Tujh se bichhad ke bhi.. o bekhabar..
tere hi ghum mein.. jalte rahe..
Guitar, bongo and subtle sound of violins make it more and more numbing. None except those mourn-like hums respond when his groans,
“Tune kiya jo shiqva..
hum woh gilaa kar na sake..”.
In second interlude too, chorus and percussions sing the same mismatched saga. Some wierd notes from synth matching tribal figures on screen, striking sticks on dhols, a beautiful bass flute flowing with rising sound of violins. Nothing comes to help Kishore Kumar and lyrics except those violins soaring like an unresting pang. Perhaps it depicts his situation more effectively. He is standing there all alone where just none is able to understand his words(pain). No one cares. None who shares.
“Tumne jo dekha-suna sach tha magar..
Kitna tha sach ye Kis ko pataa..
Jane tumhe maine koi dhokha diya..
Jane tumhe koi dhokha hua.. “
Nothing to explain.

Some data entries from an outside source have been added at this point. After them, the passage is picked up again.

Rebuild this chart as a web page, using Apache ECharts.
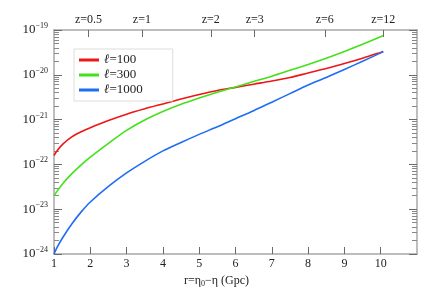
<!DOCTYPE html>
<html>
<head>
<meta charset="utf-8">
<script src="https://cdn.jsdelivr.net/npm/echarts@6/dist/echarts.min.js"></script>
<style>html,body{margin:0;padding:0;background:#fff;}#c{width:439px;height:295px;}</style>
</head>
<body>
<div id="c"></div>
<script>
// ---- data ----
const rValues = [1, 1.1, 1.25, 1.5, 1.75, 2, 2.5, 3, 3.5, 4, 4.5, 5, 5.5, 6, 6.5, 7, 7.5, 8, 8.5, 9, 9.5, 10, 10.07];
const seriesNames = ['\u2113=100', '\u2113=300', '\u2113=1000'];
const power100 = [1.58e-22, 2.09e-22, 2.88e-22, 4.17e-22, 5.37e-22, 6.61e-22, 9.55e-22, 1.32e-21, 1.74e-21, 2.24e-21, 2.88e-21, 3.63e-21, 4.47e-21, 5.25e-21, 6.17e-21, 7.24e-21, 8.71e-21, 1.10e-20, 1.38e-20, 1.78e-20, 2.34e-20, 3.16e-20, 3.31e-20];
const power300 = [2.00e-23, 2.63e-23, 3.80e-23, 6.31e-23, 9.77e-23, 1.45e-22, 2.95e-22, 5.75e-22, 9.77e-22, 1.51e-21, 2.19e-21, 3.02e-21, 4.07e-21, 5.37e-21, 7.08e-21, 9.33e-21, 1.26e-20, 1.70e-20, 2.34e-20, 3.31e-20, 4.79e-20, 7.08e-20, 7.41e-20];
const power1000 = [1.00e-24, 1.48e-24, 2.40e-24, 4.79e-24, 8.71e-24, 1.45e-23, 3.24e-23, 6.46e-23, 1.17e-22, 2.00e-22, 3.09e-22, 4.68e-22, 6.92e-22, 1.05e-21, 1.58e-21, 2.45e-21, 3.80e-21, 5.89e-21, 8.71e-21, 1.32e-20, 2.00e-20, 3.09e-20, 3.31e-20];
const zTickPositions = [1.95, 3.42, 5.32, 6.53, 8.46, 10.07];
const zTickLabels = ['z=0.5', 'z=1', 'z=2', 'z=3', 'z=6', 'z=12'];
const yExponents = [-24, -23, -22, -21, -20, -19];
const colors = ['#f01515', '#44e01a', '#1f6cf5'];

// the y axis is logarithmic: the library's value axis works on log10 of the values
const yMin = yExponents[0], yMax = yExponents[yExponents.length - 1];
const minorTicks = [];
for (let k = 0; k < yExponents.length - 1; k++) {
  for (let m = 2; m <= 9; m++) minorTicks.push(yExponents[k] + Math.log10(m));
}

const FONT = '"Liberation Serif", "DejaVu Serif", "Times New Roman", serif';
const AX = '#a8a8a8';
const TK = '#6a6a6a';
const chart = echarts.init(document.getElementById('c'), null, {renderer: 'canvas'});

function yAxisBase(pos) {
  return {
    type: 'value', min: yMin, max: yMax, interval: 1, position: pos,
    axisLine: {show: true, onZero: false, lineStyle: {color: AX, width: 1.5}},
    splitLine: {show: false},
  };
}

const option = {
  animation: false,
  backgroundColor: '#fff',
  textStyle: {fontFamily: FONT},
  grid: {left: 54, right: 22, top: 30, bottom: 41},
  legend: {
    orient: 'vertical', left: 74, top: 49,
    padding: [4, 30, 4, 5], itemGap: 1,
    itemWidth: 20, itemHeight: 3, icon: 'rect',
    borderColor: '#dddddd', borderWidth: 1, backgroundColor: '#fff',
    data: seriesNames,
    formatter: name => '{i|\u2113}{n|' + name.slice(1) + '}',
    textStyle: {
      fontFamily: FONT, fontSize: 13, color: '#222', lineHeight: 14,
      rich: {
        i: {fontFamily: FONT, fontStyle: 'italic', fontSize: 13, color: '#222'},
        n: {fontFamily: FONT, fontSize: 13, color: '#222'}
      }
    }
  },
  xAxis: [
    {
      type: 'value', min: 1, max: 11, interval: 1, position: 'bottom',
      axisLine: {show: true, onZero: false, lineStyle: {color: AX, width: 1.5}},
      axisTick: {show: true, inside: true, length: 7, lineStyle: {color: TK, width: 1}},
      axisLabel: {fontFamily: FONT, fontSize: 12, color: '#222', margin: 4, showMaxLabel: false},
      splitLine: {show: false},
      name: 'r=\u03b7{s|0}\u2212\u03b7 (Gpc)',
      nameLocation: 'middle', nameGap: 15,
      nameTextStyle: {
        fontFamily: FONT, fontSize: 12, color: '#222', padding: [0, 38, 0, 0],
        rich: {s: {fontFamily: FONT, fontSize: 8, color: '#222', verticalAlign: 'bottom', padding: [6, 0, 0, 0]}}
      }
    },
    {
      type: 'value', min: 1, max: 11, position: 'top',
      axisLine: {show: true, onZero: false, lineStyle: {color: AX, width: 1.5}},
      axisTick: {show: true, inside: true, length: 7, lineStyle: {color: TK, width: 1}, customValues: zTickPositions},
      axisLabel: {
        fontFamily: FONT, fontSize: 12, color: '#222', margin: 4,
        customValues: zTickPositions,
        formatter: v => {
          let best = 0;
          zTickPositions.forEach((p, i) => { if (Math.abs(p - v) < Math.abs(zTickPositions[best] - v)) best = i; });
          return zTickLabels[best];
        }
      },
      splitLine: {show: false}
    }
  ],
  yAxis: [
    Object.assign(yAxisBase('left'), {
      axisTick: {show: true, inside: true, length: 8, lineStyle: {color: TK, width: 1}},
      axisLabel: {
        margin: 6,
        formatter: v => {
          const e = Math.round(v);
          return '{b|10}{s|' + (e < 0 ? '\u2212' + (-e) : e) + '}';
        },
        rich: {
          b: {fontFamily: FONT, fontSize: 13, color: '#222', lineHeight: 16},
          s: {fontFamily: FONT, fontSize: 8, color: '#222', verticalAlign: 'top', lineHeight: 10}
        }
      }
    }),
    Object.assign(yAxisBase('right'), {
      axisTick: {show: true, inside: true, length: 8, lineStyle: {color: TK, width: 1}},
      axisLabel: {show: false}
    }),
    Object.assign(yAxisBase('left'), {
      axisLine: {show: false},
      axisTick: {show: true, inside: true, length: 5, lineStyle: {color: '#888', width: 1}, customValues: minorTicks},
      axisLabel: {show: false}
    }),
    Object.assign(yAxisBase('right'), {
      axisLine: {show: false},
      axisTick: {show: true, inside: true, length: 5, lineStyle: {color: '#888', width: 1}, customValues: minorTicks},
      axisLabel: {show: false}
    })
  ],
  series: [power100, power300, power1000].map((arr, i) => ({
    name: seriesNames[i], type: 'line', xAxisIndex: 0, yAxisIndex: 0,
    data: rValues.map((r, j) => [r, Math.log10(arr[j])]),
    smooth: 0.3, showSymbol: false, symbol: 'none',
    lineStyle: {color: colors[i], width: 1.6},
    itemStyle: {color: colors[i]}
  }))
};
chart.setOption(option);
</script>
</body>
</html>
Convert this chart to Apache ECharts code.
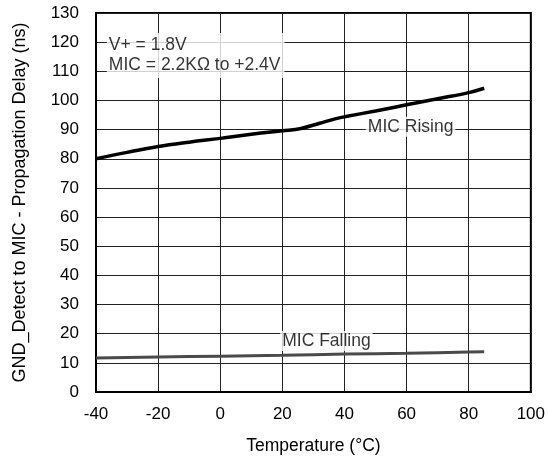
<!DOCTYPE html>
<html>
<head>
<meta charset="utf-8">
<script src="https://cdn.jsdelivr.net/npm/echarts@6/dist/echarts.min.js"></script>
<style>html,body{margin:0;padding:0;background:#fff;}#c{width:548px;height:461px;}</style>
</head>
<body>
<div id="c"></div>
<script>
// Data
var risingTemps  = [-40, -30, -20, -10, 0, 10, 20, 26, 32, 37, 40, 50, 60, 70, 80, 85];
var risingDelay  = [80, 82.2, 84.2, 85.7, 87, 88.4, 89.6, 90.4, 92.2, 93.7, 94.4, 96.4, 98.5, 100.6, 102.7, 104.2];
var fallingTemps = [-40, -20, 0, 20, 40, 60, 80, 85];
var fallingDelay = [11.7, 12.0, 12.3, 12.6, 13.0, 13.3, 13.7, 13.8];
var xTicks = [-40, -20, 0, 20, 40, 60, 80, 100];
var yTicks = [0, 10, 20, 30, 40, 50, 60, 70, 80, 90, 100, 110, 120, 130];
var annotations = [
  {temp: -36.5, delay: 115.4, text: 'V+ = 1.8V\nMIC = 2.2KΩ to +2.4V', left: true},
  {temp: 61.3, delay: 91.0, text: 'MIC Rising', left: false},
  {temp: 34.2, delay: 17.5, text: 'MIC Falling', left: false}
];

function zip(a, b) { return a.map(function (v, i) { return [v, b[i]]; }); }

var FONT = '"Liberation Sans", Arial, Helvetica, sans-serif';
var chart = echarts.init(document.getElementById('c'), null, {renderer: 'canvas'});
chart.setOption({
  animation: false,
  backgroundColor: '#fff',
  grid: {left: 96, right: 14, top: 13, bottom: 69, show: true, borderColor: '#000', borderWidth: 2, backgroundColor: 'transparent'},
  xAxis: {
    type: 'value', min: xTicks[0], max: xTicks[xTicks.length - 1], interval: 20,
    name: 'Temperature (°C)', nameLocation: 'middle', nameGap: 45,
    nameTextStyle: {fontFamily: FONT, fontSize: 17.5, color: '#000'},
    axisLine: {show: true, onZero: false, lineStyle: {color: '#000', width: 2}},
    axisTick: {show: false},
    axisLabel: {fontFamily: FONT, fontSize: 17, color: '#000', margin: 14},
    splitLine: {show: true, lineStyle: {color: '#222', width: 1}}
  },
  yAxis: {
    type: 'value', min: yTicks[0], max: yTicks[yTicks.length - 1], interval: 10,
    name: 'GND_Detect to MIC - Propagation Delay (ns)', nameLocation: 'middle', nameGap: 67,
    nameTextStyle: {fontFamily: FONT, fontSize: 18, color: '#000'},
    axisLine: {show: true, onZero: false, lineStyle: {color: '#000', width: 2}},
    axisTick: {show: false},
    axisLabel: {fontFamily: FONT, fontSize: 17, color: '#000', margin: 17},
    splitLine: {show: true, lineStyle: {color: '#222', width: 1}}
  },
  series: [
    {
      name: 'MIC Rising', type: 'line', smooth: 0.4, showSymbol: false,
      data: zip(risingTemps, risingDelay),
      lineStyle: {color: '#000', width: 3.5}, z: 3
    },
    {
      name: 'MIC Falling', type: 'line', smooth: true, showSymbol: false,
      data: zip(fallingTemps, fallingDelay),
      lineStyle: {color: '#4a4a4a', width: 3}, z: 3
    },
    {
      name: 'labels', type: 'scatter', symbolSize: 0, z: 5,
      data: annotations.map(function (a) {
        return {
          value: [a.temp, a.delay],
          label: a.left ? {
            show: true, position: 'right', distance: 0, align: 'left',
            formatter: a.text, lineHeight: 20, padding: [5, 4, 0, 2]
          } : {
            show: true, position: 'inside', formatter: a.text, padding: [1, 2, 1, 2]
          }
        };
      }),
      label: {fontFamily: FONT, fontSize: 17.5, color: '#000', backgroundColor: '#fff'},
      silent: true
    }
  ]
});
</script>
</body>
</html>
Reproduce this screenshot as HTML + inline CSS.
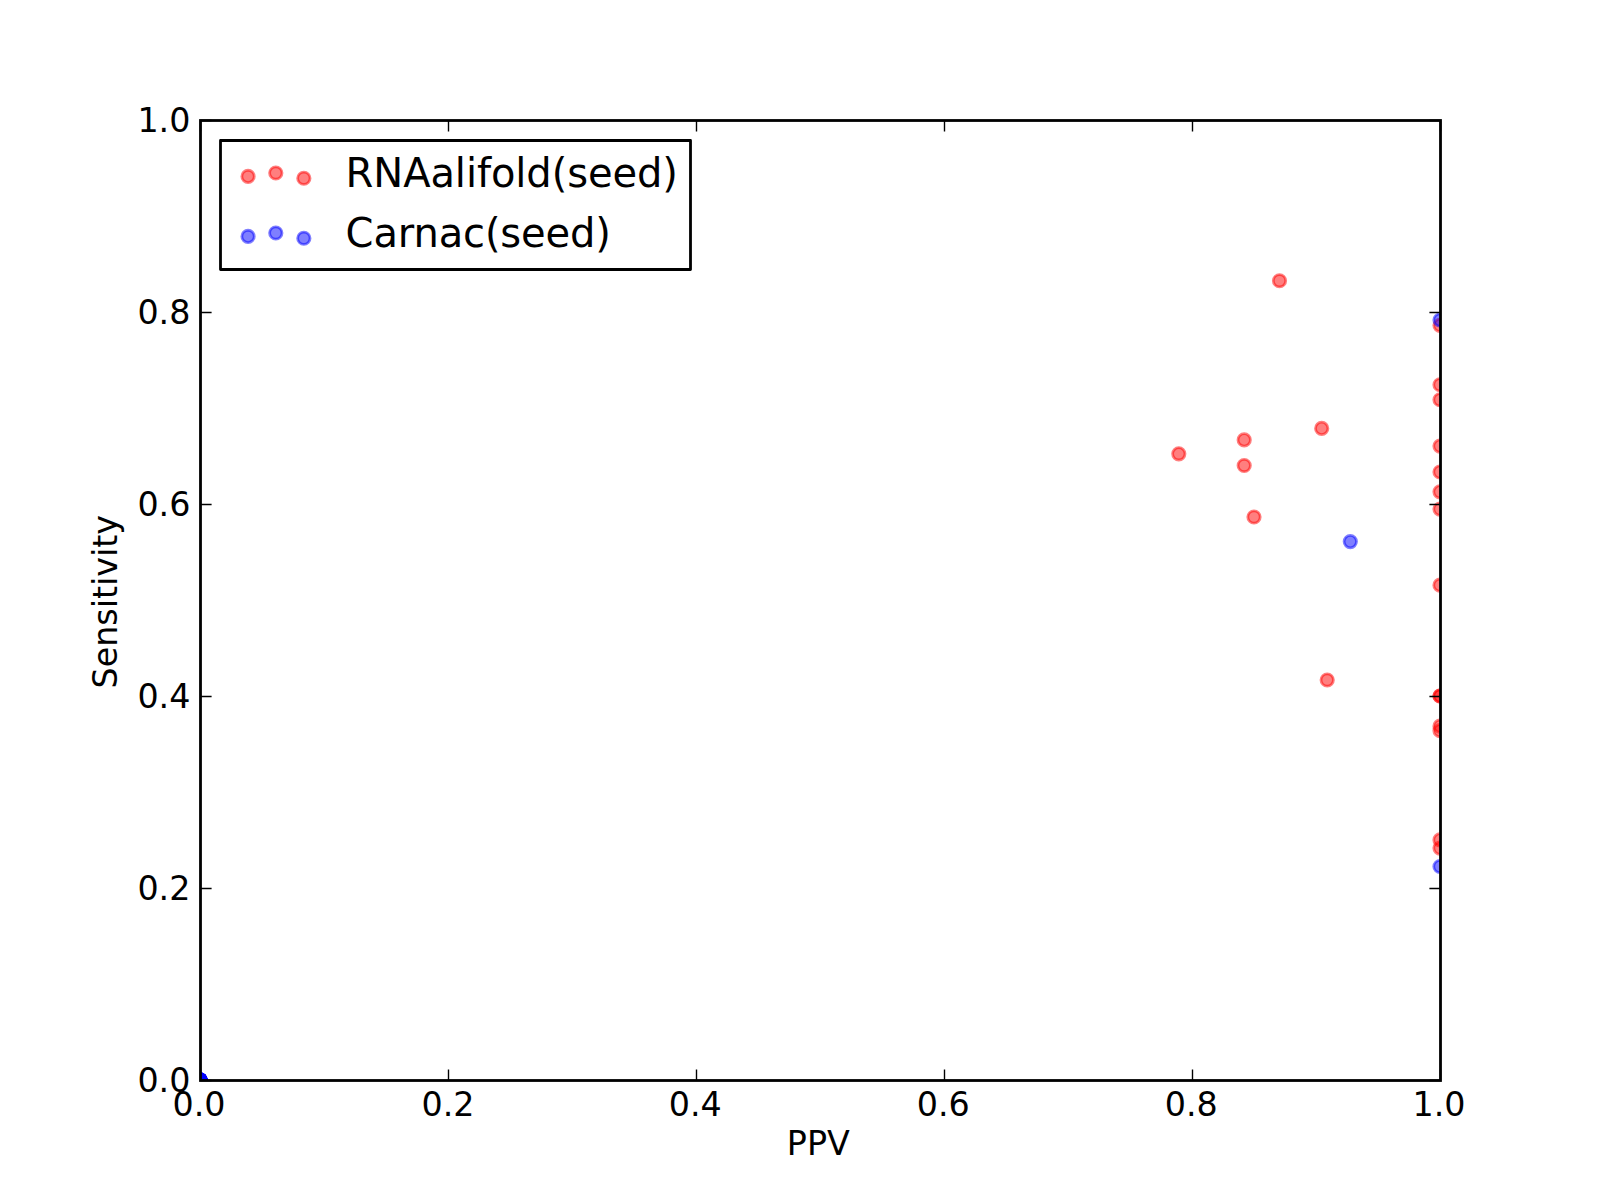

Nothing to complain. Nothing to blame.. just saying,
“is pyaar mein.. sach-jhooth ka..
tum faisala.. kar na sake..”
You could have done. You didn’t.
Song completes with the same weird chants and same sound of flames coming from burning fire lights. And still, here no sound is coming from all those fire lights burning inside him and no water even from his own eyes to blow them out..
But he has R.D.Burman, Anand Bakshi and Kishore Kumar and finally that fire gets its way out and all his pain floats along with this mourning melody.